> **Data extract**:
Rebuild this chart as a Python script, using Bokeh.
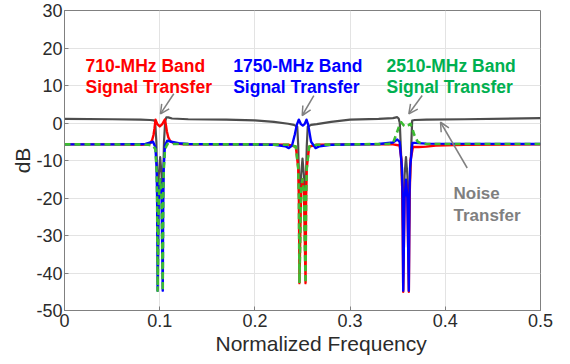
from bokeh.plotting import figure
from bokeh.models import Range1d, FixedTicker, Arrow, OpenHead, Label, Title
from bokeh.embed import file_html
from bokeh.resources import INLINE

# ---------------- data ----------------
x_ticks = [0, 0.1, 0.2, 0.3, 0.4, 0.5]
x_tick_labels = ["0", "0.1", "0.2", "0.3", "0.4", "0.5"]
y_ticks = [-50, -40, -30, -20, -10, 0, 10, 20, 30]
y_tick_labels = ["-50", "-40", "-30", "-20", "-10", "0", "10", "20", "30"]
x_title = "Normalized Frequency"
y_title = "dB"

noise_f = [0, 0.05, 0.08, 0.09, 0.094, 0.0952, 0.0965, 0.0972, 0.0978, 0.099, 0.1005,
           0.102, 0.1032, 0.1038, 0.1045, 0.1058, 0.107, 0.109, 0.113, 0.13, 0.17, 0.2,
           0.22, 0.235, 0.241, 0.2445, 0.2455, 0.2462, 0.2468, 0.2485, 0.25, 0.2515,
           0.2532, 0.2538, 0.2545, 0.2555, 0.259, 0.265, 0.28, 0.3, 0.33, 0.345, 0.3495,
           0.351, 0.3522, 0.3535, 0.3545, 0.3558, 0.3572, 0.3587, 0.3602, 0.3617, 0.3628,
           0.364, 0.3652, 0.368, 0.38, 0.42, 0.5]
noise_db = [1.1, 1.0, 0.9, 0.8, 0.7, 0.3, -5, -14, -30, -14, -9.1,
            -14, -30, -14, -5, 0.5, 1.5, 1.5, 1.2, 1.0, 0.9, 0.7,
            0.3, -0.2, -0.5, -1, -6, -14, -30, -14, -9.5, -14,
            -30, -14, -6, -1, -0.5, -0.3, 0.3, 0.9, 1.1, 1.3, 1.55,
            1.2, 0, -8, -16, -30, -14, -9.1, -14, -30, -16,
            -8, 0.67, 0.8, 0.9, 1.0, 1.3]

sig710_f = [0, 0.05, 0.08, 0.087, 0.09, 0.092, 0.0935, 0.0945, 0.0956, 0.0975, 0.1001,
            0.1027, 0.1054, 0.1065, 0.1075, 0.109, 0.111, 0.115, 0.125, 0.15, 0.2, 0.235,
            0.243, 0.2455, 0.2462, 0.2468, 0.2485, 0.25, 0.2515, 0.2532, 0.2538, 0.2545,
            0.257, 0.265, 0.3, 0.345, 0.352, 0.354, 0.355, 0.3558, 0.3572, 0.3587, 0.3602,
            0.3617, 0.3625, 0.3635, 0.366, 0.372, 0.38, 0.39, 0.42, 0.5]
sig710_db = [-5.7, -5.7, -5.8, -5.7, -5.4, -4.6, -3.2, -1.5, 0.9, -0.3, -0.9,
             -0.3, 0.9, -0.5, -2.2, -3.8, -4.8, -5.4, -5.7, -5.7, -5.7, -5.8,
             -6.3, -12, -20, -42.7, -18, -15, -18, -42.7, -20, -12,
             -6.3, -5.8, -5.7, -5.7, -6, -10, -20, -45, -20, -15.5, -20,
             -45, -20, -10, -6.4, -6.4, -6.3, -6.0, -5.8, -5.7]

sig1750_f = [0, 0.05, 0.085, 0.093, 0.0955, 0.0968, 0.0973, 0.0978, 0.099, 0.1005, 0.102,
             0.1032, 0.1037, 0.1042, 0.1055, 0.108, 0.112, 0.12, 0.13, 0.18, 0.22, 0.232,
             0.2356, 0.239, 0.242, 0.244, 0.2461, 0.2483, 0.2503, 0.2522, 0.2542, 0.256,
             0.259, 0.2637, 0.268, 0.28, 0.33, 0.345, 0.3495, 0.352, 0.3545, 0.3552, 0.3558,
             0.3572, 0.3587, 0.3602, 0.3617, 0.3623, 0.363, 0.3655, 0.368, 0.38, 0.5]
sig1750_db = [-5.7, -5.7, -5.6, -5.0, -6.5, -12, -20, -44.7, -20, -15, -20,
              -44.7, -20, -12, -6, -4.7, -5, -5.4, -5.6, -5.7, -5.8, -6.2,
              -6.7, -6.0, -3, -0.5, 0.9, -0.3, -0.7, -0.3, 0.9, -0.5,
              -5, -6.7, -6.2, -5.8, -5.6, -5.2, -4.4, -5, -12, -20, -44.7,
              -20, -15.1, -20, -44.7, -20, -12, -5.3, -5.3, -5.5, -5.6]

sig2510_f = [0, 0.05, 0.088, 0.093, 0.0955, 0.0968, 0.0973, 0.0978, 0.099, 0.1005, 0.102,
             0.1032, 0.1037, 0.1042, 0.1055, 0.108, 0.115, 0.15, 0.2, 0.235, 0.243, 0.2455,
             0.2462, 0.2468, 0.2485, 0.25, 0.2515, 0.2532, 0.2538, 0.2545, 0.257, 0.265, 0.3,
             0.34, 0.345, 0.3487, 0.3512, 0.3537, 0.3562, 0.3587, 0.3612, 0.3634, 0.3659,
             0.3676, 0.371, 0.376, 0.5]
sig2510_db = [-5.7, -5.7, -5.8, -6.0, -7, -13, -20, -44.7, -20, -15, -20,
              -44.7, -20, -13, -7, -5.6, -5.6, -5.7, -5.7, -5.8, -6.3, -12,
              -20, -42.7, -18, -15, -18, -42.7, -20, -12, -6.3, -5.8, -5.7,
              -5.6, -5.4, -2.9, -1.1, 0.2, -0.6, -1, -0.6, -0.2, -2,
              -3.3, -5.0, -5.6, -5.6]

# annotation texts: (text, x, y of baseline, colour)
band_labels = [
    ("710-MHz Band", 0.0221, 15.07, "#ff0000"),
    ("Signal Transfer", 0.0221, 9.55, "#ff0000"),
    ("1750-MHz Band", 0.1772, 15.07, "#0000ff"),
    ("Signal Transfer", 0.1772, 9.55, "#0000ff"),
    ("2510-MHz Band", 0.3382, 15.07, "#00b050"),
    ("Signal Transfer", 0.3382, 9.55, "#00b050"),
    ("Noise", 0.4086, -18.9, "#7f7f7f"),
    ("Transfer", 0.4086, -24.7, "#7f7f7f"),
]
# arrows: x_start, y_start, x_end, y_end
arrow_x0 = [0.1148, 0.2619, 0.3757, 0.4230]
arrow_y0 = [7.79, 7.33, 7.33, -12.0]
arrow_x1 = [0.1008, 0.2497, 0.3617, 0.3950]
arrow_y1 = [2.45, 2.0, 2.45, 0.2]

# ---------------- figure ----------------
FONT = "Liberation Sans"
p = figure(width=570, height=362, output_backend="svg", toolbar_location=None,
           x_range=Range1d(0, 0.5), y_range=Range1d(-50, 30),
           min_border_left=64, min_border_right=30, min_border_top=10, min_border_bottom=52)
p.background_fill_color = "white"
p.border_fill_color = "white"
p.outline_line_color = "#808080"
p.outline_line_width = 1

p.xgrid.ticker = FixedTicker(ticks=x_ticks)
p.ygrid.ticker = FixedTicker(ticks=y_ticks)
p.xgrid.grid_line_color = "#e3e3e3"
p.ygrid.grid_line_color = "#e3e3e3"

xa = p.xaxis[0]
ya = p.yaxis[0]
xa.ticker = FixedTicker(ticks=x_ticks)
ya.ticker = FixedTicker(ticks=y_ticks)
xa.major_label_overrides = {t: l for t, l in zip(x_ticks, x_tick_labels)}
ya.major_label_overrides = {t: l for t, l in zip(y_ticks, y_tick_labels)}
for ax in (xa, ya):
    ax.axis_line_color = "#808080"
    ax.major_tick_line_color = "#808080"
    ax.major_tick_in = 4
    ax.major_tick_out = 0
    ax.minor_tick_line_color = None
    ax.major_label_text_font = FONT
    ax.major_label_text_font_size = "18px"
    ax.major_label_text_color = "#2b2b2b"
xa.major_label_standoff = 3
ya.major_label_standoff = 2

p.line(noise_f, noise_db, line_color="#4d4d4d", line_width=2.2, line_join="round")
p.line(sig710_f, sig710_db, line_color="#ff0000", line_width=2.4, line_join="round")
p.line(sig1750_f, sig1750_db, line_color="#0000ff", line_width=2.4, line_join="round")
p.line(sig2510_f, sig2510_db, line_color="#3cbc32", line_width=2.6, line_dash="6 4",
       line_join="round")

for x0, y0, x1, y1 in zip(arrow_x0, arrow_y0, arrow_x1, arrow_y1):
    p.add_layout(Arrow(end=OpenHead(size=9, line_color="#808080", line_width=1.5),
                       x_start=x0, y_start=y0, x_end=x1, y_end=y1,
                       line_color="#808080", line_width=1.5))

for txt, x, y, c in band_labels:
    p.add_layout(Label(x=x, y=y, text=txt, text_font=FONT,
                       text_font_size="17.5px" if c != "#7f7f7f" else "17px",
                       text_font_style="bold", text_color=c, text_baseline="alphabetic",
                       text_align="left"))

# axis titles, offset as in the reference
p.add_layout(Title(text=x_title, align="left", offset=151, standoff=0,
                   text_font=FONT, text_font_size="21px", text_font_style="normal",
                   text_color="#2b2b2b"), "below")
p.add_layout(Title(text=y_title, align="center", offset=6, standoff=0,
                   text_font=FONT, text_font_size="21px", text_font_style="normal",
                   text_color="#2b2b2b"), "left")

open("out.html", "w").write(file_html(p, INLINE))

> **Description of the task**: Pictures stay out. Print the data exactly, from its first line through the line containing "-8, 0.67, 0.8, 0.9, 1.0, 1.3]".

> **Right answer**:
Rebuild this chart as a Python script, using Bokeh.
from bokeh.plotting import figure
from bokeh.models import Range1d, FixedTicker, Arrow, OpenHead, Label, Title
from bokeh.embed import file_html
from bokeh.resources import INLINE

# ---------------- data ----------------
x_ticks = [0, 0.1, 0.2, 0.3, 0.4, 0.5]
x_tick_labels = ["0", "0.1", "0.2", "0.3", "0.4", "0.5"]
y_ticks = [-50, -40, -30, -20, -10, 0, 10, 20, 30]
y_tick_labels = ["-50", "-40", "-30", "-20", "-10", "0", "10", "20", "30"]
x_title = "Normalized Frequency"
y_title = "dB"

noise_f = [0, 0.05, 0.08, 0.09, 0.094, 0.0952, 0.0965, 0.0972, 0.0978, 0.099, 0.1005,
           0.102, 0.1032, 0.1038, 0.1045, 0.1058, 0.107, 0.109, 0.113, 0.13, 0.17, 0.2,
           0.22, 0.235, 0.241, 0.2445, 0.2455, 0.2462, 0.2468, 0.2485, 0.25, 0.2515,
           0.2532, 0.2538, 0.2545, 0.2555, 0.259, 0.265, 0.28, 0.3, 0.33, 0.345, 0.3495,
           0.351, 0.3522, 0.3535, 0.3545, 0.3558, 0.3572, 0.3587, 0.3602, 0.3617, 0.3628,
           0.364, 0.3652, 0.368, 0.38, 0.42, 0.5]
noise_db = [1.1, 1.0, 0.9, 0.8, 0.7, 0.3, -5, -14, -30, -14, -9.1,
            -14, -30, -14, -5, 0.5, 1.5, 1.5, 1.2, 1.0, 0.9, 0.7,
            0.3, -0.2, -0.5, -1, -6, -14, -30, -14, -9.5, -14,
            -30, -14, -6, -1, -0.5, -0.3, 0.3, 0.9, 1.1, 1.3, 1.55,
            1.2, 0, -8, -16, -30, -14, -9.1, -14, -30, -16,
            -8, 0.67, 0.8, 0.9, 1.0, 1.3]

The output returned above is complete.